▸ Exercise prompt: Extract the first line through the line containing "var plotLeft = 129, plotRight" from the listing below, exactly as written.
-- BEGIN --
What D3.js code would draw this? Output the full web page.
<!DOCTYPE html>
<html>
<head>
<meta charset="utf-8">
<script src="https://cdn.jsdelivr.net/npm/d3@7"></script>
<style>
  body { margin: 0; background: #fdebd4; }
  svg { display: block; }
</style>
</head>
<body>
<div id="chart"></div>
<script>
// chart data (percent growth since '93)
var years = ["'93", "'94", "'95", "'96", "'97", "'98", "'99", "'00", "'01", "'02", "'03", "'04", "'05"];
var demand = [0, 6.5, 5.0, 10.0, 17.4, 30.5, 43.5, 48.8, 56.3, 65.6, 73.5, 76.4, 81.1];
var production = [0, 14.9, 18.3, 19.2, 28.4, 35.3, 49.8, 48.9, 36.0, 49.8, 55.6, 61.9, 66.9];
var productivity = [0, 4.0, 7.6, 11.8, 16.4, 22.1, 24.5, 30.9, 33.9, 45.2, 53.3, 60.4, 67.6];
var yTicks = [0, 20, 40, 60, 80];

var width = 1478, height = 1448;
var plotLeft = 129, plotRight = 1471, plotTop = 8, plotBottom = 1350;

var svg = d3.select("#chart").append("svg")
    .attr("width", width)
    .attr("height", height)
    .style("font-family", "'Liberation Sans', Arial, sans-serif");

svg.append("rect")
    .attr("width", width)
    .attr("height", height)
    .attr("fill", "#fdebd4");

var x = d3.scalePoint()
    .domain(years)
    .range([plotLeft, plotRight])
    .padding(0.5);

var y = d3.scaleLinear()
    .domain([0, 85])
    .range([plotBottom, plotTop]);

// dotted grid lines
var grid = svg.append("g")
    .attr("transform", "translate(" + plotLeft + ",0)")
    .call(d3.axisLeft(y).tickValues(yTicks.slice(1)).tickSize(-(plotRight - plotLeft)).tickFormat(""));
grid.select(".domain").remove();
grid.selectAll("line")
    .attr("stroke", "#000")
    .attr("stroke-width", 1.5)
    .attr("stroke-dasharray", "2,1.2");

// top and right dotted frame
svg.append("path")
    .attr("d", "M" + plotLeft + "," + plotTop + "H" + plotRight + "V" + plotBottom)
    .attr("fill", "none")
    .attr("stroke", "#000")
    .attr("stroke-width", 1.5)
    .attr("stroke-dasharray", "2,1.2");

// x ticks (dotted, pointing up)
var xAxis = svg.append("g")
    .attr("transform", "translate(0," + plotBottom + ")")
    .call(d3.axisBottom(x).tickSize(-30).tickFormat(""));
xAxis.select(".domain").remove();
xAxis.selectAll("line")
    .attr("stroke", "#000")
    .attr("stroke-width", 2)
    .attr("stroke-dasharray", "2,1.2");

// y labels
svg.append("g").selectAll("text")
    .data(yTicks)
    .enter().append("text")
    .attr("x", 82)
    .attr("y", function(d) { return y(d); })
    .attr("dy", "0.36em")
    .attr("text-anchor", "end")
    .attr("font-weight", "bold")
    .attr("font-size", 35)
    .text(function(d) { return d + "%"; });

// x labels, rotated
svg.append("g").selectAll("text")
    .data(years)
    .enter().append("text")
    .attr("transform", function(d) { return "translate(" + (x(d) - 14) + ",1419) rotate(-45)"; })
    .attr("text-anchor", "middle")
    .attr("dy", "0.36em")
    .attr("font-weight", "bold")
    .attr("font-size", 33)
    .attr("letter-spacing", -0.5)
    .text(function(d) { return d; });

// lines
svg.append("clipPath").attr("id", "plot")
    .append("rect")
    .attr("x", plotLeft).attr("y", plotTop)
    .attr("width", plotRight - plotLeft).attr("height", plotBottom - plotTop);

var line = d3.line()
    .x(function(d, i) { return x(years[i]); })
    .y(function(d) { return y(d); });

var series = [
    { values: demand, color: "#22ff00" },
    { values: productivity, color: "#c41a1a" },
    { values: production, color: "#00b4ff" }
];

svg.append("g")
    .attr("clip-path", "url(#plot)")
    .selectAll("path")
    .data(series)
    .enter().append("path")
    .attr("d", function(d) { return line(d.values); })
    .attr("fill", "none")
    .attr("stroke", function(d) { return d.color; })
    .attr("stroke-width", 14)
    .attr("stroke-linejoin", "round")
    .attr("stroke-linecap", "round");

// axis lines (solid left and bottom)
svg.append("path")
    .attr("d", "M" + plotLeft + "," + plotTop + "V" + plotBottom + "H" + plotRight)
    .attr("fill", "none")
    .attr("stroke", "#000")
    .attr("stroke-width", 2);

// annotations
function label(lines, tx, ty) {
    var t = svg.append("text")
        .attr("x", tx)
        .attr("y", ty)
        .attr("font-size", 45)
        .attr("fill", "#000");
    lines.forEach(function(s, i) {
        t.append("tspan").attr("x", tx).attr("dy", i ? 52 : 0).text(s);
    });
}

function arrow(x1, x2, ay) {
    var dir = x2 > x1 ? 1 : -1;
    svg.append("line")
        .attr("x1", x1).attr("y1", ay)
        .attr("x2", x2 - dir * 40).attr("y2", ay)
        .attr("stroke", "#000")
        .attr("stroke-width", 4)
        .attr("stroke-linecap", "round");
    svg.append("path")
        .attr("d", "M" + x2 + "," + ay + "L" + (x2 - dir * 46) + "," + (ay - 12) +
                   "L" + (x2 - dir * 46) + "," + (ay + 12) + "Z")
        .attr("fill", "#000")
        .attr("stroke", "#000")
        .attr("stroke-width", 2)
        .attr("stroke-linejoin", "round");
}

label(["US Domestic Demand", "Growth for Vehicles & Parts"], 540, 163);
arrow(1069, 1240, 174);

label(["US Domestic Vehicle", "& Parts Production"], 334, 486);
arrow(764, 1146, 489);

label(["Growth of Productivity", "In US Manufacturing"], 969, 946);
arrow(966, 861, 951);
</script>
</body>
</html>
-- END --
▸ Response to the task:
What D3.js code would draw this? Output the full web page.
<!DOCTYPE html>
<html>
<head>
<meta charset="utf-8">
<script src="https://cdn.jsdelivr.net/npm/d3@7"></script>
<style>
  body { margin: 0; background: #fdebd4; }
  svg { display: block; }
</style>
</head>
<body>
<div id="chart"></div>
<script>
// chart data (percent growth since '93)
var years = ["'93", "'94", "'95", "'96", "'97", "'98", "'99", "'00", "'01", "'02", "'03", "'04", "'05"];
var demand = [0, 6.5, 5.0, 10.0, 17.4, 30.5, 43.5, 48.8, 56.3, 65.6, 73.5, 76.4, 81.1];
var production = [0, 14.9, 18.3, 19.2, 28.4, 35.3, 49.8, 48.9, 36.0, 49.8, 55.6, 61.9, 66.9];
var productivity = [0, 4.0, 7.6, 11.8, 16.4, 22.1, 24.5, 30.9, 33.9, 45.2, 53.3, 60.4, 67.6];
var yTicks = [0, 20, 40, 60, 80];

var width = 1478, height = 1448;
var plotLeft = 129, plotRight = 1471, plotTop = 8, plotBottom = 1350;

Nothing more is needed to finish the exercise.